Figure scripts
>> start
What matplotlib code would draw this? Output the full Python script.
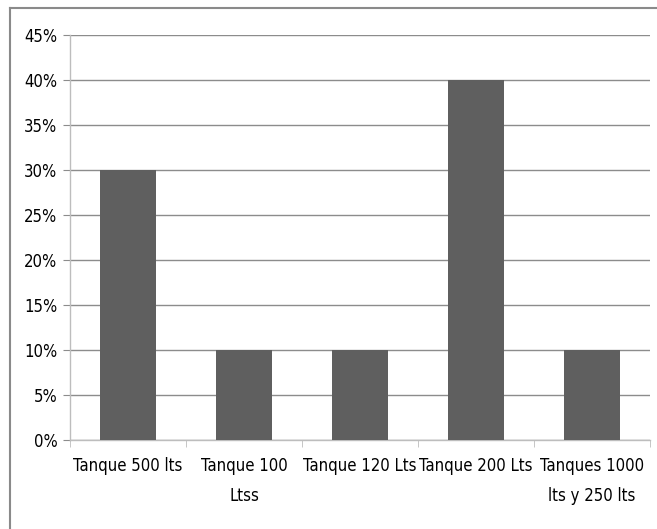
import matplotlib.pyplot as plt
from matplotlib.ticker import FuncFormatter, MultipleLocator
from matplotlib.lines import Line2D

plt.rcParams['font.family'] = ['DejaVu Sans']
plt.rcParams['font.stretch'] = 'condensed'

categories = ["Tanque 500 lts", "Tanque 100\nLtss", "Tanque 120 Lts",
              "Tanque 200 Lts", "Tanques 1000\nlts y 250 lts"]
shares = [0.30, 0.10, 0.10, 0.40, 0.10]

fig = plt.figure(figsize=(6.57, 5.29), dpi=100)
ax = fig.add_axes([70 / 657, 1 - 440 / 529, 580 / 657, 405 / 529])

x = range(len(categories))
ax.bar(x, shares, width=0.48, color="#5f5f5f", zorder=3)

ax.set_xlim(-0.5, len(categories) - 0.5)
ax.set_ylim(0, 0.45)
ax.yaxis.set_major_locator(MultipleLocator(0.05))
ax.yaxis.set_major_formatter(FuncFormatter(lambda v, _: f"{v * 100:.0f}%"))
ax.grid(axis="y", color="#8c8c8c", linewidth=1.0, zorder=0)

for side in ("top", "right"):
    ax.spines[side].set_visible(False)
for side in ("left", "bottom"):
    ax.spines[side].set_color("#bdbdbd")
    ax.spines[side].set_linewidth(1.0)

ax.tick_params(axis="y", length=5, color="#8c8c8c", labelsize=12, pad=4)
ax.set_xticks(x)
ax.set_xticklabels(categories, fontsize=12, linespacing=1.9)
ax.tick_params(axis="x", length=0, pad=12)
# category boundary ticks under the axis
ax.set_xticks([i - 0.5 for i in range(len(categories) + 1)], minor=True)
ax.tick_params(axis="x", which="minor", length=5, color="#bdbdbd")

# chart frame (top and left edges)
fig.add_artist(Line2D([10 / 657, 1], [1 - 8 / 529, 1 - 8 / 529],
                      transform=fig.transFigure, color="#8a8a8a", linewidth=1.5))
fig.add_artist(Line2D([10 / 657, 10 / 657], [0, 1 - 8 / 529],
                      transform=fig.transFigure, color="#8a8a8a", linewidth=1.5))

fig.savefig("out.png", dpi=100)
>> end
>> start
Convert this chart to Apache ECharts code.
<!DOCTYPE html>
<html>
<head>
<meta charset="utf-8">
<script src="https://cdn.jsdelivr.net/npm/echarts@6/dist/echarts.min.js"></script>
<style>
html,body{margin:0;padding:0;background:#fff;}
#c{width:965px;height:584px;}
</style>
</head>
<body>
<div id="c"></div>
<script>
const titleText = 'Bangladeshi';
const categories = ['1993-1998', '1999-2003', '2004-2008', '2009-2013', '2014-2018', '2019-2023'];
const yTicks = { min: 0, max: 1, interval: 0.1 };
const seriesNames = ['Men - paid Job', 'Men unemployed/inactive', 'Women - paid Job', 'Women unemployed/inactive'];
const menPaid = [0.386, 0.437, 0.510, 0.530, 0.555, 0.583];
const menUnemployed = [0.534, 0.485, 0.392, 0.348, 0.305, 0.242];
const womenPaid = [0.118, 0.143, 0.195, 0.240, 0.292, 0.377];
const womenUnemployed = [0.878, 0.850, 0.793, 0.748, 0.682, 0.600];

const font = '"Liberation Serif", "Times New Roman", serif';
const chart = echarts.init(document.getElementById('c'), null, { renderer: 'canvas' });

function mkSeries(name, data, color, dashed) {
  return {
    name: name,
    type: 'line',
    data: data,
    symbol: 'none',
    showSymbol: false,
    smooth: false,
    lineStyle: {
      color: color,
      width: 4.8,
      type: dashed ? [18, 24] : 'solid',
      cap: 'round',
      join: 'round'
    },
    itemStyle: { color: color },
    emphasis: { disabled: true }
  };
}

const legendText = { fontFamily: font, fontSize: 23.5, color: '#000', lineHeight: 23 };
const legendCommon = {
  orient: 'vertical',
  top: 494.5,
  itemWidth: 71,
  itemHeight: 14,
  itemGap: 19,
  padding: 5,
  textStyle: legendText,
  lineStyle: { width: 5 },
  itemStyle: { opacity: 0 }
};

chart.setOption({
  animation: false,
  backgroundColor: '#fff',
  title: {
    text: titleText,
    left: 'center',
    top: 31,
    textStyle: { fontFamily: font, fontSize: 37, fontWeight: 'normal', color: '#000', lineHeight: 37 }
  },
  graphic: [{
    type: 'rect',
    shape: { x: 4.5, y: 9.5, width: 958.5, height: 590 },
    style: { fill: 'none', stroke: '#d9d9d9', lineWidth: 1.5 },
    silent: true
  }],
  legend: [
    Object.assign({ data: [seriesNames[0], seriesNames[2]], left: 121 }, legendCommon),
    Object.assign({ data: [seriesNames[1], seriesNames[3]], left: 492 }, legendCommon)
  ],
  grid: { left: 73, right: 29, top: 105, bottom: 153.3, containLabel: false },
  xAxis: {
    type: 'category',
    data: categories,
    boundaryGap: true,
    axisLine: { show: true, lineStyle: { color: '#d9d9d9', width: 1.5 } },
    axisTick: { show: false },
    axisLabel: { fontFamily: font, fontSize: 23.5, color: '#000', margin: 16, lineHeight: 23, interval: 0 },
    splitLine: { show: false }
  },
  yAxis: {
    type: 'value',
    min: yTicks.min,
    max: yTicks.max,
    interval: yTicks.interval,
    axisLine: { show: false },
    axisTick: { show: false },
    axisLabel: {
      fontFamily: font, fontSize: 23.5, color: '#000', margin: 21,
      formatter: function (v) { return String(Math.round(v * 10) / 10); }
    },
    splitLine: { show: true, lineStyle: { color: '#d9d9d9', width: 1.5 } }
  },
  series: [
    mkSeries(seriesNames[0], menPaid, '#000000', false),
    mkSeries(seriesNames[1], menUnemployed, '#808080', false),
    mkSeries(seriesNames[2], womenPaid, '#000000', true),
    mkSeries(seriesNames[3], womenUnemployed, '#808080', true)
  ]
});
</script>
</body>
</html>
>> end
>> start
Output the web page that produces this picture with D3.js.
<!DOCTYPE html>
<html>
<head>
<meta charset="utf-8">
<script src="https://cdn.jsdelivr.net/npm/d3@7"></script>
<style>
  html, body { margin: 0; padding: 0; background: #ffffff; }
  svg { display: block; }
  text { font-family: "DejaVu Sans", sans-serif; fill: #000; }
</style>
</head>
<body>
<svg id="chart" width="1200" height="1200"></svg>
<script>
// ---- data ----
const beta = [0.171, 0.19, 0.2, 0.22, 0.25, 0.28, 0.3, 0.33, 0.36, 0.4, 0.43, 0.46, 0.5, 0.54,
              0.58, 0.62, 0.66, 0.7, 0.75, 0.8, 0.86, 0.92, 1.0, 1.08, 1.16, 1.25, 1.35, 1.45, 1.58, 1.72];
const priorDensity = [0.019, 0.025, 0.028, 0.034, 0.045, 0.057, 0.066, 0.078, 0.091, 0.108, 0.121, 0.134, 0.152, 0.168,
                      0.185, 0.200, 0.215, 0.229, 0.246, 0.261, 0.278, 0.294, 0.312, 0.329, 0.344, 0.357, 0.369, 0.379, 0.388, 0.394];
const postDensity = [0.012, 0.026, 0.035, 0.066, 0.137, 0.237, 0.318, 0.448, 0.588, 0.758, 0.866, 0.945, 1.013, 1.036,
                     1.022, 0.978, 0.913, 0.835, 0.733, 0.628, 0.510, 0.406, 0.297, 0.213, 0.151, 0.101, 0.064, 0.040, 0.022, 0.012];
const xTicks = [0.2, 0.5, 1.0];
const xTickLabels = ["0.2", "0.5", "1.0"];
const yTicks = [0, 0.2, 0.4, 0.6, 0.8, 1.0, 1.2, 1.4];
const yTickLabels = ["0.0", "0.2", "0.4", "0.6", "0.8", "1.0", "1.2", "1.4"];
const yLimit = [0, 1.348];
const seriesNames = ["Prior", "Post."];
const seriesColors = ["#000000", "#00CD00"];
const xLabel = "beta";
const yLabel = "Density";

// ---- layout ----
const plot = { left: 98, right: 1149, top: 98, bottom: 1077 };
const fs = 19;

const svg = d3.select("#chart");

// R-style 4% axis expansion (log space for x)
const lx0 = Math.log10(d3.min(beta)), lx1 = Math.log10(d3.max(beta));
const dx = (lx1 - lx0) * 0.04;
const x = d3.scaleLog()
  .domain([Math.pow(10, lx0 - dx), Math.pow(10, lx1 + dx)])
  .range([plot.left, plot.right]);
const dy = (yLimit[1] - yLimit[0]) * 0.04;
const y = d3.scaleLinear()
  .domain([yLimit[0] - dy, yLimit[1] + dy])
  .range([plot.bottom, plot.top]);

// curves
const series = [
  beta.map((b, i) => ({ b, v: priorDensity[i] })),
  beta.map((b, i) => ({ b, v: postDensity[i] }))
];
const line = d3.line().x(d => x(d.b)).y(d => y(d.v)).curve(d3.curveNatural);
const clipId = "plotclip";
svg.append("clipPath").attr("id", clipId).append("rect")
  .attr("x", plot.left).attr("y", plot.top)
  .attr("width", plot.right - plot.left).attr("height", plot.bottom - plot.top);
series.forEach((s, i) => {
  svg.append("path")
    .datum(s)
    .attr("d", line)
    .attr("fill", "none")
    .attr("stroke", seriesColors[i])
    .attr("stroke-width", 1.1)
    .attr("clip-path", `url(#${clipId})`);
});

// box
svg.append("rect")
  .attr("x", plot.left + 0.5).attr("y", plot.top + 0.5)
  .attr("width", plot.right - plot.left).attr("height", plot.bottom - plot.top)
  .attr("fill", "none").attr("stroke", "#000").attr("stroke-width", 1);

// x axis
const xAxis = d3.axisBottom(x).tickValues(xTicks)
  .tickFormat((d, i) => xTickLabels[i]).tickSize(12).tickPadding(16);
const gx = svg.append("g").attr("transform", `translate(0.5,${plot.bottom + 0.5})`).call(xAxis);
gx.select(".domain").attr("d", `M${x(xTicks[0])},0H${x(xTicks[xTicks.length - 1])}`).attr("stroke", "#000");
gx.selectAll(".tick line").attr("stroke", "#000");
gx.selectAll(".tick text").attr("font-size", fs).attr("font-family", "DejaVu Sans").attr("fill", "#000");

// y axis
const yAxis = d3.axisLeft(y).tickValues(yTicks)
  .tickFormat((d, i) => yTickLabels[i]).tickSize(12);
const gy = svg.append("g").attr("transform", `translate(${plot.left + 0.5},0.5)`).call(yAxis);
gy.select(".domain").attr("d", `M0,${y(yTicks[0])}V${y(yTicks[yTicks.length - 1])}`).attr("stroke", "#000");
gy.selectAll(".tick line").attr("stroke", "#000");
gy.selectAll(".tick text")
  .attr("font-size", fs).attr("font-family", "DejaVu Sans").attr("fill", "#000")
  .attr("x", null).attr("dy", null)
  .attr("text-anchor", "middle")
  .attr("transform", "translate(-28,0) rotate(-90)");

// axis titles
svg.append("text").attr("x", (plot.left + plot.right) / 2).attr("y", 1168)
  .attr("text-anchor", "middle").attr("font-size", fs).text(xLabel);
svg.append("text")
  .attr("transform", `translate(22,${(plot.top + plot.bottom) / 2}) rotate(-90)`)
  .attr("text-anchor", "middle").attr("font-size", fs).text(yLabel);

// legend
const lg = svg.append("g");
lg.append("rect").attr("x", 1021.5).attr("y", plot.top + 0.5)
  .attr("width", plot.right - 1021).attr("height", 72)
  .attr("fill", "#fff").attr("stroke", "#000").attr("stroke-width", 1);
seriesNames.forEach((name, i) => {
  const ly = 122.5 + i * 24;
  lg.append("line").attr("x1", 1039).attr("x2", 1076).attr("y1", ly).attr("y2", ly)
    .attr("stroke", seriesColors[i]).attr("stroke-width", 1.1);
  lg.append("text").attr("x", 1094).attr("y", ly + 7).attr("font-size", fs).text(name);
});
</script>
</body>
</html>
>> end
> [What you are asked to do]
Start with the line that includes "What matplotlib code" and finish with the line that includes "plt.rcParams['font.stretch'] = 'condensed'": reproduce those lines exactly, nothing before or after, and omit any pictures.

> [Written solution]
What matplotlib code would draw this? Output the full Python script.
import matplotlib.pyplot as plt
from matplotlib.ticker import FuncFormatter, MultipleLocator
from matplotlib.lines import Line2D

plt.rcParams['font.family'] = ['DejaVu Sans']
plt.rcParams['font.stretch'] = 'condensed'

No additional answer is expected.